## GIVEN INFORMATION

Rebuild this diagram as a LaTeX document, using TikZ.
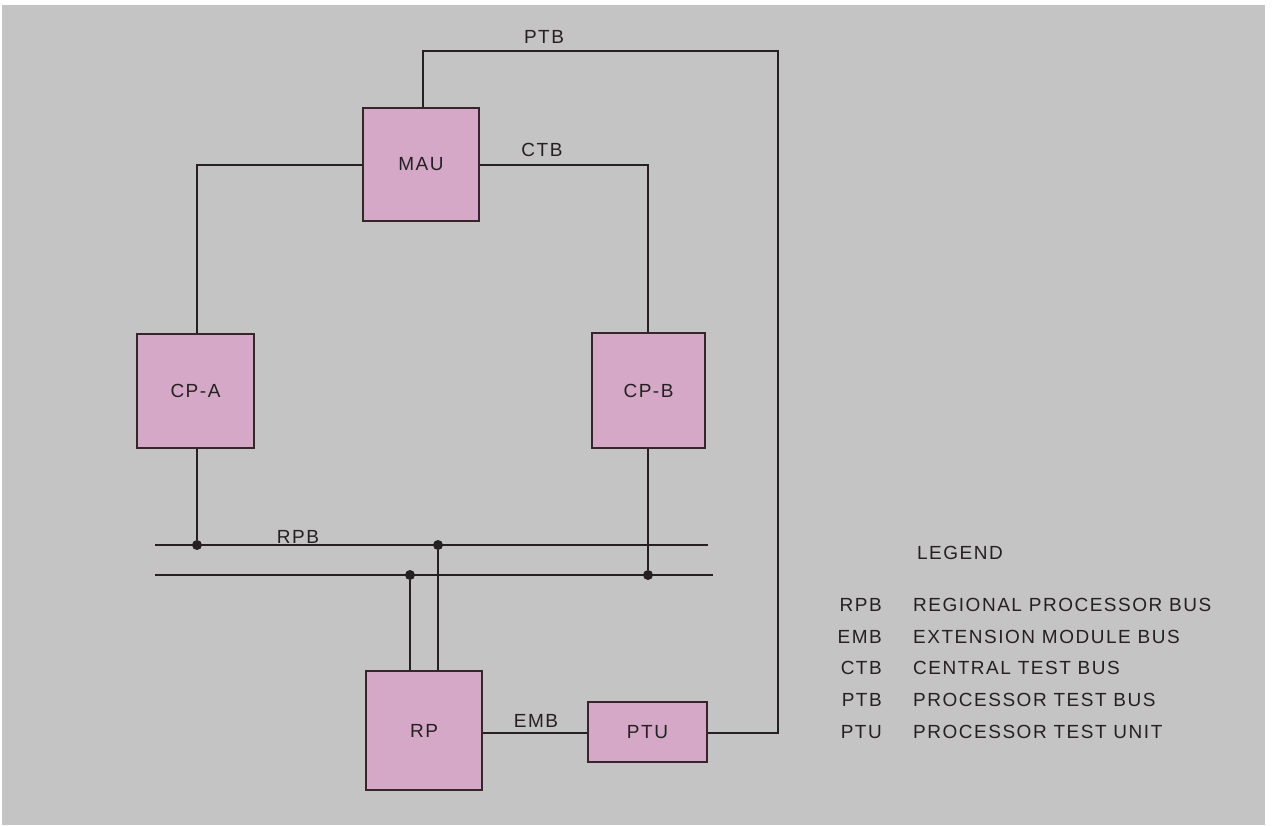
\documentclass[tikz,border=0pt]{standalone}
\usepackage{fontspec}
\setmainfont{Liberation Sans}[LetterSpace=8]
\definecolor{bg}{HTML}{C4C4C4}
\definecolor{boxfill}{HTML}{D4A8C6}
\definecolor{ink}{HTML}{262022}
\definecolor{boxline}{HTML}{362629}
\begin{document}
\begin{tikzpicture}[x=1pt,y=-1pt,
  unit/.style={draw=boxline,line width=2.8pt,fill=boxfill,inner sep=0pt,font=\fontsize{19}{21}\selectfont,text=ink},
  bus/.style={draw=ink,line width=1.9pt},
  lbl/.style={font=\fontsize{19}{21}\selectfont,text=ink,inner sep=0pt},
  tap/.style={circle,fill=ink,inner sep=0pt,minimum size=10pt}]
\useasboundingbox (0,0) rectangle (1273,825);
\fill[white] (0,0) rectangle (1273,825);
\fill[bg] (2,5) rectangle (1265,825);
% units
\node[unit,minimum width=116pt,minimum height=113pt] (mau) at (421,164.5) {MAU};
\node[unit,minimum width=117pt,minimum height=114pt] (cpa) at (195.5,391) {CP-A};
\node[unit,minimum width=113pt,minimum height=115pt] (cpb) at (648.5,390.5) {CP-B};
\node[unit,minimum width=116pt,minimum height=119pt] (rp) at (424,730.5) {RP};
\node[unit,minimum width=119pt,minimum height=60pt] (ptu) at (647.5,732) {PTU};
% bus end points
\coordinate (rpbAw) at (155,545);
\coordinate (rpbAe) at (708,545);
\coordinate (rpbBw) at (155,575);
\coordinate (rpbBe) at (713,575);
\draw[bus] (rpbAw) -- (rpbAe);
\draw[bus] (rpbBw) -- (rpbBe);
% taps
\node[tap] (tA) at (197,545) {};
\node[tap] (tB) at (648,575) {};
\node[tap] (tR1) at (410,575) {};
\node[tap] (tR2) at (438,545) {};
% connectors
\draw[bus] (mau.north -| 423,0) -- (423,51) -- (778,51) -- (778,733) -- (ptu.east |- 0,733);
\draw[bus] (mau.west |- 0,165) -- (197,165) -- (cpa.north -| 197,0);
\draw[bus] (mau.east |- 0,165) -- (648,165) -- (cpb.north -| 648,0);
\draw[bus] (cpa.south -| tA) -- (tA);
\draw[bus] (cpb.south -| tB) -- (tB);
\draw[bus] (rp.north -| tR1) -- (tR1);
\draw[bus] (rp.north -| tR2) -- (tR2);
\draw[bus] (rp.east |- 0,733) -- (ptu.west |- 0,733);
% bus labels
\node[lbl] (lptb) at (544,37) {PTB};
\node[lbl] (lctb) at (542,150) {CTB};
\node[lbl] (lrpb) at (298,537) {RPB};
\node[lbl] (lemb) at (536,721) {EMB};
% legend
\node[lbl] (leg) at (960,553) {LEGEND};
\foreach \ab/\txt/\yy [count=\i] in {RPB/REGIONAL PROCESSOR BUS/605, EMB/EXTENSION MODULE BUS/637, CTB/CENTRAL TEST BUS/668, PTB/PROCESSOR TEST BUS/700, PTU/PROCESSOR TEST UNIT/732}{
  \node[lbl,anchor=east] (ab\i) at (882,\yy) {\ab};
  \node[lbl,anchor=west] (tx\i) at (913,\yy) {\txt};
}
\end{tikzpicture}
\end{document}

## PROBLEM DESCRIPTION
Repeat the material above in full and exactly, omitting the pictures.

## RESULT BELOW
Rebuild this diagram as a LaTeX document, using TikZ.
\documentclass[tikz,border=0pt]{standalone}
\usepackage{fontspec}
\setmainfont{Liberation Sans}[LetterSpace=8]
\definecolor{bg}{HTML}{C4C4C4}
\definecolor{boxfill}{HTML}{D4A8C6}
\definecolor{ink}{HTML}{262022}
\definecolor{boxline}{HTML}{362629}
\begin{document}
\begin{tikzpicture}[x=1pt,y=-1pt,
  unit/.style={draw=boxline,line width=2.8pt,fill=boxfill,inner sep=0pt,font=\fontsize{19}{21}\selectfont,text=ink},
  bus/.style={draw=ink,line width=1.9pt},
  lbl/.style={font=\fontsize{19}{21}\selectfont,text=ink,inner sep=0pt},
  tap/.style={circle,fill=ink,inner sep=0pt,minimum size=10pt}]
\useasboundingbox (0,0) rectangle (1273,825);
\fill[white] (0,0) rectangle (1273,825);
\fill[bg] (2,5) rectangle (1265,825);
% units
\node[unit,minimum width=116pt,minimum height=113pt] (mau) at (421,164.5) {MAU};
\node[unit,minimum width=117pt,minimum height=114pt] (cpa) at (195.5,391) {CP-A};
\node[unit,minimum width=113pt,minimum height=115pt] (cpb) at (648.5,390.5) {CP-B};
\node[unit,minimum width=116pt,minimum height=119pt] (rp) at (424,730.5) {RP};
\node[unit,minimum width=119pt,minimum height=60pt] (ptu) at (647.5,732) {PTU};
% bus end points
\coordinate (rpbAw) at (155,545);
\coordinate (rpbAe) at (708,545);
\coordinate (rpbBw) at (155,575);
\coordinate (rpbBe) at (713,575);
\draw[bus] (rpbAw) -- (rpbAe);
\draw[bus] (rpbBw) -- (rpbBe);
% taps
\node[tap] (tA) at (197,545) {};
\node[tap] (tB) at (648,575) {};
\node[tap] (tR1) at (410,575) {};
\node[tap] (tR2) at (438,545) {};
% connectors
\draw[bus] (mau.north -| 423,0) -- (423,51) -- (778,51) -- (778,733) -- (ptu.east |- 0,733);
\draw[bus] (mau.west |- 0,165) -- (197,165) -- (cpa.north -| 197,0);
\draw[bus] (mau.east |- 0,165) -- (648,165) -- (cpb.north -| 648,0);
\draw[bus] (cpa.south -| tA) -- (tA);
\draw[bus] (cpb.south -| tB) -- (tB);
\draw[bus] (rp.north -| tR1) -- (tR1);
\draw[bus] (rp.north -| tR2) -- (tR2);
\draw[bus] (rp.east |- 0,733) -- (ptu.west |- 0,733);
% bus labels
\node[lbl] (lptb) at (544,37) {PTB};
\node[lbl] (lctb) at (542,150) {CTB};
\node[lbl] (lrpb) at (298,537) {RPB};
\node[lbl] (lemb) at (536,721) {EMB};
% legend
\node[lbl] (leg) at (960,553) {LEGEND};
\foreach \ab/\txt/\yy [count=\i] in {RPB/REGIONAL PROCESSOR BUS/605, EMB/EXTENSION MODULE BUS/637, CTB/CENTRAL TEST BUS/668, PTB/PROCESSOR TEST BUS/700, PTU/PROCESSOR TEST UNIT/732}{
  \node[lbl,anchor=east] (ab\i) at (882,\yy) {\ab};
  \node[lbl,anchor=west] (tx\i) at (913,\yy) {\txt};
}
\end{tikzpicture}
\end{document}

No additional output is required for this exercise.